FOLK & FAIRY TALES
This is the most defining genre of children’s literature and the most popular. Many identify children’s literature as just folk and fairy tales. Today, we understand that children’s literature is a burgeoning art form with newer genres being discovered continuously.
Folk and fairy tales play an important role in the reading diet of children. These stories reveal to children their universal and cultural identity in explicit ways. Furthermore, they are some of the world’s oldest stories that every generation has read or heard. For this reason, these stories are often described as legacy literature.
These tales are one of the first forays children have into understanding the world as multicultural. The earlier children understand this, the better. Introducing children to stories that are “windows” (Bishop, 1990) to multiculturalism begins their journey into understanding themselves as part of humanity.

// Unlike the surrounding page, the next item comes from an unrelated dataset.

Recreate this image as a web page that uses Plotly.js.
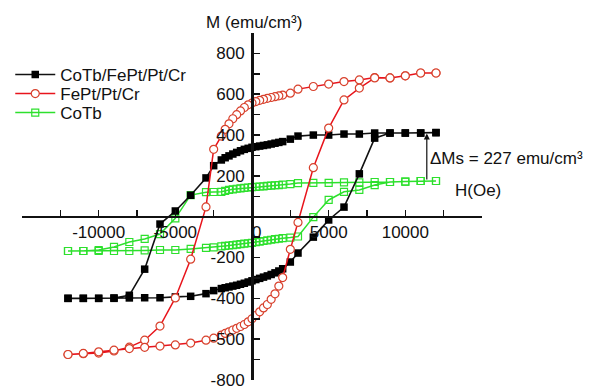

Folktales are traditional tales about worlds gone by. As children read these stories, they gain evolutionary perspectives of their own identities, their families and of others. These stories are often either literary or fairy tales. Literary folktales are formulaic, employing traditional narrative patterns about the goals, aspirations and challenges of characters, families or communities. These tales tend to begin, develop and end in formulaic ways and often demonstrate the enormity of life in the simplicity of everyday matters.
For bilingual children, who are learning English as a second language, folktales are ideal stories particularly because of their formulaic organization and clear themes. What is even more ideal about these stories, in particular retellings, is that bilingual children meet characters who look just like them interacting in English, the language they are learning.
Fairy tales, on the other hand, are magical. They are unbelievable stories where magic plays a role.
They ignite the imagination of children by offering the view that happenstance aids the good and kind or the strong and courageous. Fairy tales expand children’s understanding of life as both physical and supernatural.